Sammy shifted to sit sideways in his seat, kicking at the table legs lightly, not enough to shake the table. “Well, you can do that, sure, but me?” He waved at himself, then. “I don’t scare anyone, I just unnerve them by staring. Don’t think it would work for me so good.”
"Nah, you don't look to unnervin'. Kinda adorable, really." Sasha smirked and reached out to pat Sammy's cheek, an almost unconscious gesture for the werewolf. Physical touches reinforced verbal communication for him, it was just how he did things.
“Sure, sure, take away my one possibly threatening attribute. Thanks.” Thanks to Herbert and his almost constant patting and sniffing and one armed hugs, Sammy didn’t pull back away from the touch. Instead he just pretended to pout. “Now I have to figure out if I ever look threatening.”
"The pout is threatening to make me go 'aw, how cute', does that count?" Sasha grinned, not letting up on his teasing. It was the competitive side of a werewolf that did it, he'd been embarrassed earlier, it restored his sense of self to tease Sammy back. His expression wasn't vindictive, but he wasn't going to give Sammy a pass either.
There was a few seconds when Sammy didn’t answer, lost in ‘contemplation’ of Sasha’s question, but then he shook his head, curls brushing against his neck before he pushed them out of his way. “No.” He finally said, rolling his eyes though not really annoyed. “That’s not the same at all.”

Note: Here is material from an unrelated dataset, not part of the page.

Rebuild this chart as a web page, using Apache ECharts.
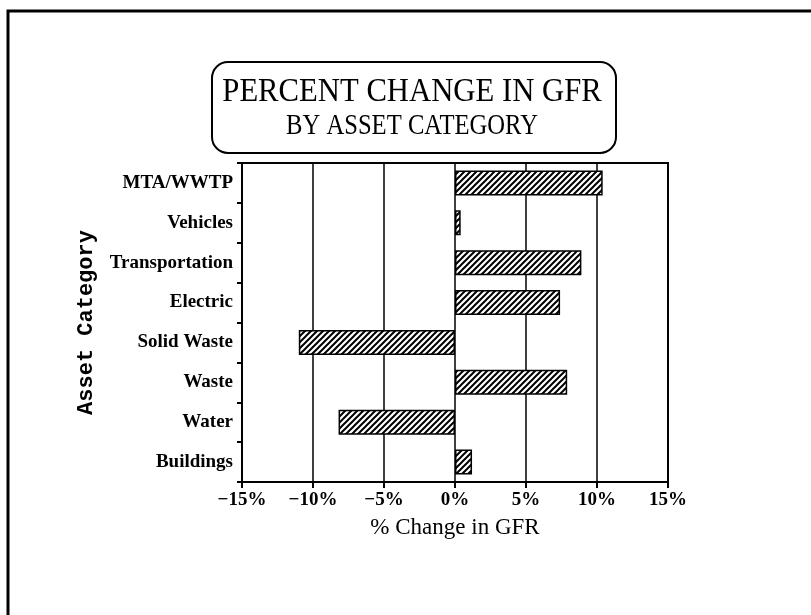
<!DOCTYPE html>
<html>
<head>
<meta charset="utf-8">
<title>Percent Change in GFR</title>
<script src="https://cdn.jsdelivr.net/npm/echarts@6/dist/echarts.min.js"></script>
<style>
  html, body { margin: 0; padding: 0; background: #fff; }
  #chart { width: 811px; height: 615px; }
</style>
</head>
<body>
<div id="chart"></div>
<script>
// categories, top to bottom as printed
var categories = ['MTA/WWTP', 'Vehicles', 'Transportation', 'Electric',
                  'Solid Waste', 'Waste', 'Water', 'Buildings'];
// % change in GFR
var changes = [10.4, 0.4, 8.9, 7.4, -11.0, 7.9, -8.2, 1.2];
var xTicks = [-15, -10, -5, 0, 5, 10, 15];

// diagonal hatch tile (///)
function hatchPattern() {
    var s = 6;
    var c = document.createElement('canvas');
    c.width = s; c.height = s;
    var ctx = c.getContext('2d');
    ctx.fillStyle = '#fff';
    ctx.fillRect(0, 0, s, s);
    ctx.strokeStyle = '#000';
    ctx.lineWidth = 2;
    ctx.beginPath();
    ctx.moveTo(-1, s + 1); ctx.lineTo(s + 1, -1);
    ctx.moveTo(-1, 1); ctx.lineTo(1, -1);
    ctx.moveTo(s - 1, s + 1); ctx.lineTo(s + 1, s - 1);
    ctx.stroke();
    return c;
}

var myChart = echarts.init(document.getElementById('chart'));

var serif = '"Liberation Serif", "Times New Roman", serif';

myChart.setOption({
    animation: false,
    backgroundColor: '#fff',
    grid: {
        left: 242, right: 143, top: 163, bottom: 133,
        show: true, borderColor: '#000', borderWidth: 2
    },
    xAxis: {
        type: 'value',
        min: xTicks[0],
        max: xTicks[xTicks.length - 1],
        interval: 5,
        axisLine: { show: true, onZero: false, lineStyle: { color: '#000', width: 2 } },
        axisTick: { show: true, length: 6, lineStyle: { color: '#000', width: 2 } },
        splitLine: { show: true, lineStyle: { color: '#000', width: 1.5 } },
        axisLabel: {
            color: '#000', fontFamily: serif, fontWeight: 'bold', fontSize: 19, margin: 9,
            formatter: function (v) { return (v < 0 ? '\u2212' + (-v) : v) + '%'; }
        },
        name: '% Change in GFR',
        nameLocation: 'middle',
        nameGap: 34,
        nameTextStyle: { color: '#000', fontFamily: serif, fontSize: 23 }
    },
    yAxis: {
        type: 'category',
        inverse: true,
        data: categories,
        axisLine: { show: true, onZero: false, lineStyle: { color: '#000', width: 2 } },
        axisTick: { show: true, length: 5, lineStyle: { color: '#000', width: 2 } },
        splitLine: { show: false },
        axisLabel: { color: '#000', fontFamily: serif, fontWeight: 'bold', fontSize: 19, margin: 9 },
        name: 'Asset Category',
        nameLocation: 'middle',
        nameRotate: 90,
        nameGap: 145,
        nameTextStyle: { color: '#000', fontFamily: '"Liberation Mono", monospace', fontWeight: 'bold', fontSize: 22 }
    },
    series: [{
        type: 'bar',
        data: changes,
        barWidth: 25,
        itemStyle: {
            color: { image: hatchPattern(), repeat: 'repeat' },
            borderColor: '#000',
            borderWidth: 1.5
        }
    }],
    graphic: [
        // outer frame (only top and left edges show in the scan)
        { type: 'polyline', shape: { points: [[8, 615], [8, 11], [811, 11]] },
          style: { stroke: '#000', lineWidth: 3, fill: null } },
        // title box
        { type: 'rect', shape: { x: 212, y: 62, width: 404, height: 91, r: 16 },
          style: { stroke: '#000', lineWidth: 2, fill: '#fff' } },
        { type: 'text', x: 412, y: 92, scaleX: 0.93,
          style: { text: 'PERCENT CHANGE IN GFR', font: '33px ' + serif,
                   fill: '#000', align: 'center', verticalAlign: 'middle' } },
        { type: 'text', x: 412, y: 126, scaleX: 0.85,
          style: { text: 'BY ASSET CATEGORY', font: '29px ' + serif,
                   fill: '#000', align: 'center', verticalAlign: 'middle' } }
    ]
});
</script>
</body>
</html>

"Well, that's our number." Sasha laughed and stood up, gesturing for Sammy to come along. "Let's finally eat somethin, eh?" His stomach growled, rather conveniently counterpointing his comment. "How do you sign, 'I'm fuckin' starvin here'?"
Sammy’s hands moved in practically a blur as he signed the requested words, and then he slowed them down, making it easier to see the motions as he followed after Sasha. “But, uh, don’t actually do that. The cashier in the middle knows sign.” And she was a nice old lady, too, so it wouldn’t do to shock her because then they’d both be feeling bad. “Geo and I found that out last time we were here.”
Sasha laughed at that, nodding and patting Sammy on the shoulder, another affectionate gesture. "Thanks for the warning, I'd hate to get kicked out of another good place. Remind me to tell you about the time I ticked off a whole place called Clarke's, back on Belmont street." He walked up to the register with Sammy in tow, dropping the two stubs down on the counter.
“Will next time, when I don’t have to get back to the house,” Sammy agreed, “But if I take much longer, Marek’s gonna come searching for me, and…” He aimed a smile at the woman behind the counter, signing a quick hello. “I don’t want that. Ever.”
"I understand. But if you ever need a place to crash that he prolly can't track you down at, even just for a night...I got a comfy couch." Sasha shrugged, and looked up at the menu, squinting at the prices and trying to figure out what he wanted. "Okay, let's start with three chili dogs and the largest soda you can legally serve me."
Sammy stared at Sasha, shaking his head and trying his best not to laugh. “Heartburn, here he comes.”